My relationship goals changed from saying yes to all my acquaintances or people I hardly met, to saying no unless I really, really liked you. I became selective in who I chose to hang out with, and I lost a lot of relationships along the way, but I regained a few that were more important to me anyway, and that was worth it. I learned that you shouldn’t try to change the personalities, beliefs and values of others, that changing the people around you is never a good thing. But you can still change the people around you. I cut out the excess fat. I realized that people who did not share the same values and beliefs as me only take away time from people who do.

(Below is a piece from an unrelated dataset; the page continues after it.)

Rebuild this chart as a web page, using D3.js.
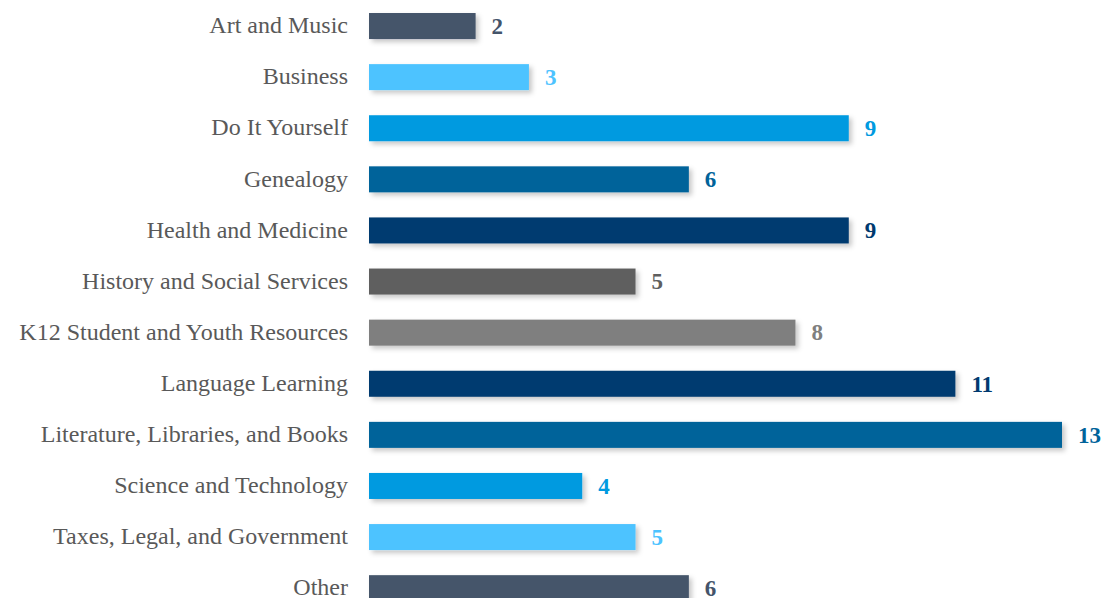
<!DOCTYPE html>
<html>
<head>
<meta charset="utf-8">
<script src="https://cdn.jsdelivr.net/npm/d3@7"></script>
<style>
  html, body { margin: 0; padding: 0; background: #fff; }
  svg { display: block; }
</style>
</head>
<body>
<div id="chart"></div>
<script>
// Resource counts by subject area
const categories = [
  "Art and Music",
  "Business",
  "Do It Yourself",
  "Genealogy",
  "Health and Medicine",
  "History and Social Services",
  "K12 Student and Youth Resources",
  "Language Learning",
  "Literature, Libraries, and Books",
  "Science and Technology",
  "Taxes, Legal, and Government",
  "Other"
];
const counts = [2, 3, 9, 6, 9, 5, 8, 11, 13, 4, 5, 6];
const barColors = [
  "#44546a", "#4dc3ff", "#009ae0", "#00639a", "#003a6f", "#5f5f5f",
  "#7f7f7f", "#003a6f", "#00639a", "#009ae0", "#4dc3ff", "#44546a"
];

const width = 1106, height = 598;
const svg = d3.select("#chart").append("svg")
  .attr("width", width).attr("height", height);

const defs = svg.append("defs");
const shadow = defs.append("filter").attr("id", "barShadow")
  .attr("x", "-5%").attr("y", "-40%").attr("width", "115%").attr("height", "190%");
shadow.append("feDropShadow")
  .attr("dx", 3).attr("dy", 3).attr("stdDeviation", 2.5)
  .attr("flood-color", "#000").attr("flood-opacity", 0.22);

const x = d3.scaleLinear().domain([0, 13]).range([369, 1062]);
const y = d3.scaleBand().domain(categories)
  .range([0.5, 613.7]).paddingInner(0.491).paddingOuter(0.245);

const rows = categories.map((c, i) => ({ cat: c, value: counts[i], color: barColors[i] }));

// Bars
svg.append("g").selectAll("rect").data(rows).join("rect")
  .attr("x", x(0))
  .attr("y", d => y(d.cat))
  .attr("width", d => x(d.value) - x(0))
  .attr("height", y.bandwidth())
  .attr("fill", d => d.color)
  .attr("filter", "url(#barShadow)");

// Category labels
const axis = d3.axisLeft(y).tickSize(0).tickPadding(0);
const axisG = svg.append("g").attr("transform", "translate(348,0)").call(axis);
axisG.select(".domain").remove();
axisG.selectAll("text")
  .attr("fill", "#595959")
  .attr("font-family", "'Liberation Serif', 'DejaVu Serif', serif")
  .attr("font-size", 24)
  .attr("dy", "0.3em");

// Value labels
svg.append("g").selectAll("text").data(rows).join("text")
  .attr("x", d => x(d.value) + 16)
  .attr("y", d => y(d.cat) + y.bandwidth() / 2)
  .attr("dy", "0.34em")
  .attr("fill", d => d.color)
  .attr("font-family", "'Liberation Serif', serif")
  .attr("font-weight", "bold")
  .attr("font-size", 23)
  .text(d => d.value);
</script>
</body>
</html>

I don’t mean to say that you should cut out everyone who does not agree with your beliefs, but surround yourself with people who have the same end goal. You and your friend can vote for different presidents, but if both your end goals are to try to improve this world to become the best that it can be, it’s totally okay if the paths you take in order to do that diverge. Diversity is good, but so is working towards a common end. Now if you have a friend whose goal in life is to make someone else’s life miserable by spreading bad rumors about them, then maybe that’s not a friend I would want to keep hanging out with. And that’s just my personal preference, because it does not line up with my values and that’s okay. In return, I see my family more frequently. I built stronger, longer-lasting relationships, rather than transient relationships which last only half a decade. I have surrounded myself with a support system more focused on pushing me to become a BETTER person, rather than a more successful person.

My husband also slowed me down in my ridiculous fast speed chase of buying a home and having kids. Which gave me this opportunity to learn about myself. It gave me a whole new perspective on a way to live life in order to enjoy it most. I now have the time to take care of myself and to grow. He made me question why there is always this constant need for more. Or why there are social norms that we accept to be true. Why is there a timeline that one is expected to follow, a path that people expect you to take. What works for me, may not work for you, and vice versa. In order to live a meaningful life, I had to make room for only the things that matter. And very few things truly matter, in comparison to the abundances of choices we make every day. Some will still argue that with choice, comes freedom. Sure, it does, up to a certain extent. Kind of similar to the idea that money will buy happiness, only until your basic needs are met. Once you have food, shelter, safety, and a stable income, money has little effect on happiness. Likewise, freedom is defined by the ability to choose. However, choosing to say no to a lot of the choices offered to you will arguably give you even more freedom to fill your life with important matters and will lead to a more meaningful life as defined by individual ole you.